Take the sad case of Simon Pringle, the presumptive 11th baronet of Stichill and the son of Sir Steuart Pringle.

In 2016, he was deprived of his claim in favour of his second cousin, Murray Pringle. Simon’s great-grandfather, Sir Norman Robert Pringle, married Florence Madge Vaughan in 1902. She gave birth to Simon’s grandfather Norman 30 weeks later – prompting whispers within the family. Florence signed a statutory declaration in 1920, after the death of her husband, asserting Norman’s legitimacy. One hundred years on, it appears that she perjured herself.

There was some suggestive documentary evidence but only a DNA test could clarify matters.

Murray therefore approached Sir Steuart for help in a genealogy project to establish the rightful chieftain of the Pringles, an extinguished Scottish clan. Sir Steuart, bamboozled by the technology – he could not even use email — agreed. In a remark which, in retrospect, appears clairvoyant, he said: “your faith in DNA is touching, but what happens when (if?) a male cuckoo enters the nest?”

Murray then used DNA analysis for what appears to have been his true purpose — to establish conclusively that his uncle Norman had been illegitimate. He thereupon applied to succeed to the baronetcy of Stichill. It was an underhanded trick, but the Privy Council declared that it was legal. Norman had never been heredibus masculis de suo corpore, a male heir from his body, as specified in Charles II’s grant in the 17th century. Therefore, the title must go to a descendant of Sir Norman’s second son. (No land or property is attached to the title.)

It must have been devastating for Simon Pringle.

The judges of the Privy Council sympathised with “the late Sir Steuart Pringle, a distinguished officer, who faced an unwelcome challenge in his autumnal years, and also Simon Robert Pringle, the heir presumptive, who had grown up in the belief that his father was rightfully the 10th baronet and that he would in time succeed to the baronetcy.”

The authors of the Tatler’s analysis warned about issues arising from reproductive technology: “When titled families resort to surrogacy and assisted reproduction, there is a real risk that some heirs may well be caught out and displaced by the ‘distant cousin from South Africa’, particularly where scientific evidence may well be conclusive.”

And the Privy Council, even more ominously, declared that DNA testing could lead to dramatic upheavals:

“In the past, the absence of scientific evidence meant that the presumption of legitimacy could rarely be rebutted and claims based on assertions that irregular procreations had occurred in the distant past were particularly difficult to establish. Not so now. It is not for the Board to express any view on what social policy should be. It notes the ability of DNA evidence to reopen a family succession many generations into the past.”
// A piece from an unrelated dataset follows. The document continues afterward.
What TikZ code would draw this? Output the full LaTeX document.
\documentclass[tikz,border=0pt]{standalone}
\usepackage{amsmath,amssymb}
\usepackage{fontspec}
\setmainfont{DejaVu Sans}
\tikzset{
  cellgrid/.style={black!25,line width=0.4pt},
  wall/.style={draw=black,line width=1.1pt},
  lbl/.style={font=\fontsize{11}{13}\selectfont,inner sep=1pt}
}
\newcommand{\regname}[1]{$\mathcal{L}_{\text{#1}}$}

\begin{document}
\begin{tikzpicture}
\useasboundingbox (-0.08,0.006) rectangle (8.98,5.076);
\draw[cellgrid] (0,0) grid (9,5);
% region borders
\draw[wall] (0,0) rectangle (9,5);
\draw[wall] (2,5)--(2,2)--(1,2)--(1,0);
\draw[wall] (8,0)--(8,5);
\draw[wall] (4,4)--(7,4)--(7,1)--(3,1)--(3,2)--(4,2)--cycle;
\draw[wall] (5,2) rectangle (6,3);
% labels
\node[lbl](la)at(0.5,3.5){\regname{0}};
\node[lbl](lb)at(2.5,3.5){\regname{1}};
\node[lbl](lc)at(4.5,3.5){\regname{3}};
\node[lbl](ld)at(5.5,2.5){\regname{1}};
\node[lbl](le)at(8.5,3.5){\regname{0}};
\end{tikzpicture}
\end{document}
Does it matter? After all, nobles and royals are the same as the rest of us: they eat, they drink, they marry and give into marriage. True, but, at least in Britain, preserved in the aspic of aristocracy, scraps of humanity’s original marriage conventions continue to resist the corrosive solvent of modernity: family does matter, bloodline does matter, marriage does matter, fidelity does matter. There you can see how catastrophic modern tinkering with the family has been, is, and will continue to be.